Я успел рассмотреть все эти мелкие детали и заметить тяжелое дыхание и лихорадочную дрожь больного, прежде чем он обратил внимание на мое присутствие. В беспокойных попытках улечься поудобнее он свесил руку с кровати, и она коснулась моей руки. Он вздрогнул и тревожно заглянул мне в лицо.
– Джон, это мистер Хатли, – сказала его жена. – Мистер Хатли, за которым ты посылал сегодня, помнишь?
– А... – протянул больной, проводя рукою по лбу. Хатли... Хатли... Дайте вспомнить. – В течение нескольких секунд он, казалось, старался собраться с мыслями, потом крепко схватил меня за руку и сказал: – Не бросайте меня, старина, не бросайте. Она меня убьет, я знаю, что убьет.
– Давно он в таком состоянии? – спросил я у его плачущей жены.
– Со вчерашнего вечера, – ответила она. – Джон, Джон, неужели ты меня не узнаешь?
– Не подпускайте ее ко мне! – содрогнувшись, сказал больной, когда она склонилась к нему. – Уведите се, я не могу ее видеть. – В смертельном испуге он не спускал с нее дикого взора, потом стал шептать мне на ухо: – Я колотил ее, Джем... вчера ее побил, да и раньше бил не раз. Я морил голодом и ее и мальчика, а теперь, когда я слаб и беспомощен, она меня убьет за это, Джем... знаю, что убьет. Вы бы убедились в этом, если бы видели, как она плакала. Не подпускайте ее ко мне!
Он разжал руку и в изнеможении откинулся на подушку.
Я слишком хорошо понимал, что это значит. Если бы хоть на секунду возникли у меня какие-нибудь сомнения, один взгляд, брошенный на бледную и изможденную женщину, объяснил бы мне истинное положение вещей.

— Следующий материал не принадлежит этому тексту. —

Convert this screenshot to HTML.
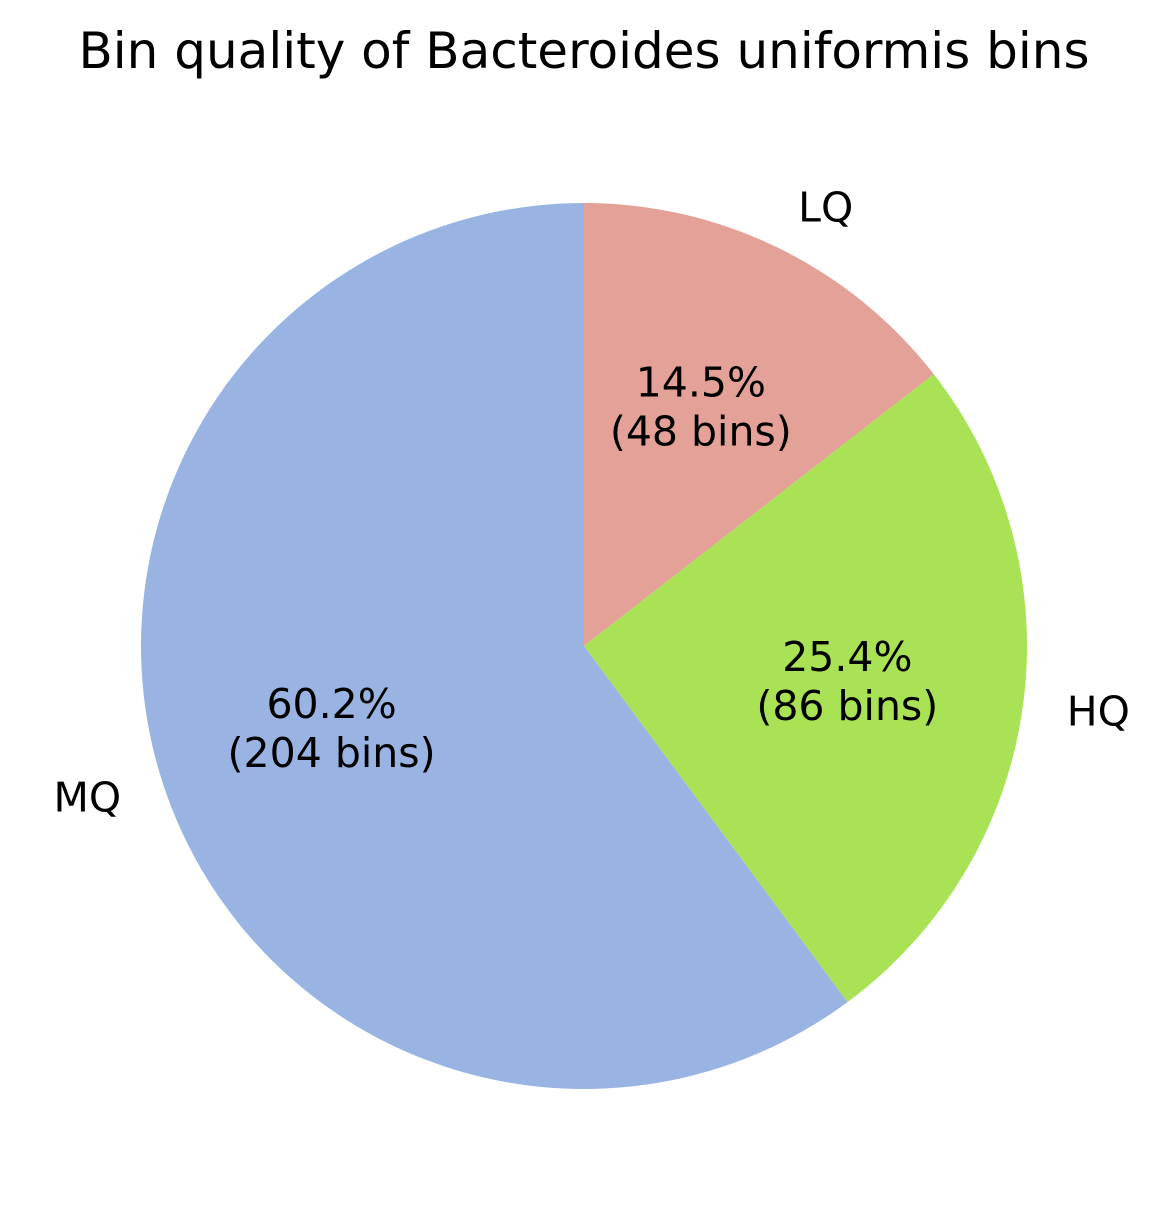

– Отойдите лучше, – сказал я этой несчастной. – Ему вы помочь не можете. Пожалуй, он успокоится, если не будет вас видеть.
Она отошла. Через несколько секунд он открыл глаза и тревожно осмотрелся по сторонам.
– Она ушла? – взволнованно осведомился он.
– Да, да, – ответил я. – Она вас не обидит.
– А я вам говорю, Джем, что она обижает меня, тихо сказал он. – Глаза у нее такие, что меня охватывает смертельный страх, я чуть с ума не схожу. Всю прошлую ночь ее большие, широко раскрытые глаза и бледное лицо преследовали меня, я отворачивался, они были передо мною, и каждый раз, когда я просыпался, она сидела у кровати и смотрела на меня. – Он притянул меня к себе и прошептал глухо и тревожно: – Джем, должно быть, это злой дух... дьявол. Тише! Я это знаю. Будь она женщиной, она бы давным-давно умерла. Ни одна женщина не вынесла бы того, что вынесла она.